Accordingly, the prior art methods of acoustic signal analysis, using signal strength and power (RMS, weighted mean, etc) as a method for comparing acoustic signals as a method for determining which acoustic signal and associated location in a wellbore is likely closest the source of fluid ingress in a well have failed, for the above reasons, to be consistently reliable in precisely locating the location of fluid ingress, even when many acoustic signals are logged over relatively narrow spaced intervals in a wellbore.

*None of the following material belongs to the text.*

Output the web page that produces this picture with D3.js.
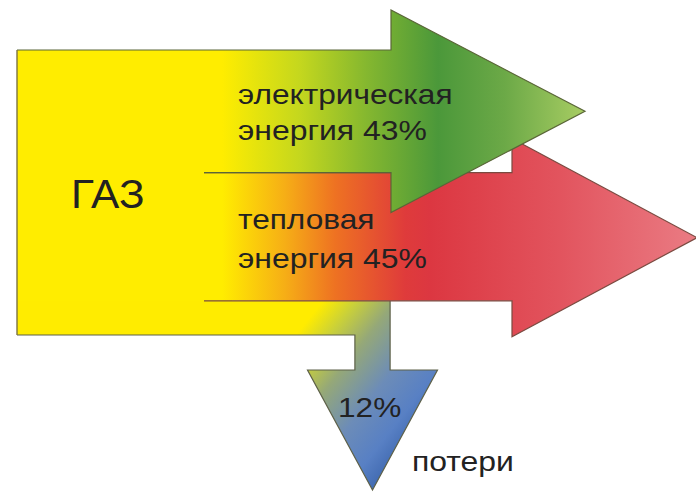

Indeed, there has been at least one instance to the inventor's knowledge where in excess of $1 million (Can.) was incurred in initial attempts to locate a leak in a wellbore, wherein prior art acoustic signal analysis methods incorrectly suggested certain locations in a wellbore were the source of the leak. As a result, various (incorrect) locations in such wellbore were, through laborious effort and expense, injected with cement in an attempt to “seal” the wellbore at such locations from CVM and fluid ingress, but which efforts were not successful due to prior art methods being unable to satisfactorily analyze the acoustic signals to as to be able to accurately identify the location the wellbore fluid ingress was occurring.
In view of the above, a real need exists for an improved method to better detect and locate fluid ingress and egress in a wellbore.